The Numbers That Tell the Story
In a representative multi-week cohort on production lanes, T3RA Logistics reports a material double-digit reduction in touches per load, measurable lifts in on-time-in-full delivery, and a decline in exception rates from pre-agent baselines. There were fewer stale confirmations for after-hours appointments, and coverage was better. The team moved about two full-time-equivalent hours from managing the inbox to resolving exceptions and developing customers. Kumar says, “The effect is as much cultural as it is technical. Teams spend less time searching through their inboxes and more time fixing problems and calling customers. That’s where real relationships and money are.”
The pricing agent saved $40,000 a month by getting rid of repetitive rate-building work, but Kumar is quick to point out the compounding benefits: faster response times, better win rates on competitive lanes, and tighter margins on known routes that freed up capital for growth lanes. The increase in gross margin from 11% to 15% was due to both cost savings and better use of human judgment.
Made to Fail Safely
Kumar’s system expects things to go wrong at every level. If a tender is unclear, a “Tender Sanity” pre-check will reject it or flag any missing fields before anyone touches it. When a portal times out, it uses exponential back-off and a human nudge after a set amount of time. Spam updates are limited by confidence levels, and periods of no change go into digests instead of filling up inboxes.
He says, “Data reality in freight is noisy. Facility calendars, portals, and reference numbers are all things that cause problems. Instead of ignoring it, we planned for that friction.”

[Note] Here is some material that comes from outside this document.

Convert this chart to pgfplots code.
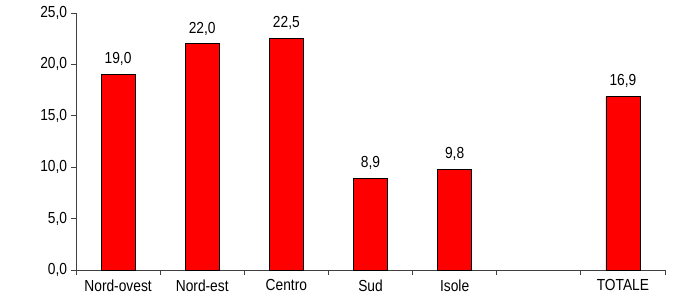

What Kumar won’t automate is just as telling: no negotiating exceptions, no commitments that come with penalties, and no changes to timestamps. On purpose, those stay with people. This keeps the line between automation and adjudication that he’s looked into in his research on claims handling.
A Guide for the Middle Market
Kumar thinks that any mid-market brokerage can do this in 30 days. In the first week, draw a map of your swimlanes, choose one lane (like tendering), gather 50 clean examples, and write down the red-yellow-green rules. Week two: set up a sandbox, connect read-only integrations, and run shadow mode without writing. In week three, switch to supervised mode with one operations lead, keep track of touches and service levels, and make the guardrails tighter. Week four: add a second lane and send out an Agent Governance memo that talks about KPIs, rules about conflicts of interest, and red lines. Kumar says, “The mandate is practical. You don’t need a PhD or a business round. You need clear boundaries, clean data, and the self-control to treat agents like coworkers, not magic.”
Thought Leadership Based on Operations
Kumar’s academic work, like his recent paper in Scholar Publishing about how AI negotiation is changing freight RFPs and spot markets, comes directly from his work in the field. His ResearchGate preprint on reaching out to carriers and his IJCTT analysis of automating detention claims give procurement teams ideas for how to check out vendors and pilots.
“Freight doesn’t reward theoretical elegance,” he says. “It rewards systems that show up, write down what they did, and make the next day’s work easier.”
As logistics technology makes bigger and bigger promises, like self-driving trucks, blockchain provenance, and predictive everything, Kumar’s vision stays focused on what he calls “narrow agents with audit trails.” Any business that moves $30 million worth of freight a year and has a problem that costs $40,000 a month can use this method. And in an industry where margins are always getting smaller and workers are hard to find, that kind of practical innovation might be more important than the big ideas.
Kumar ends by saying, “We’re not trying to reinvent freight. We’re just trying to give our team back their time so they can do the work that really needs judgment. The agents keep the work going. People are still in charge of the relationships. That’s the way it should be.”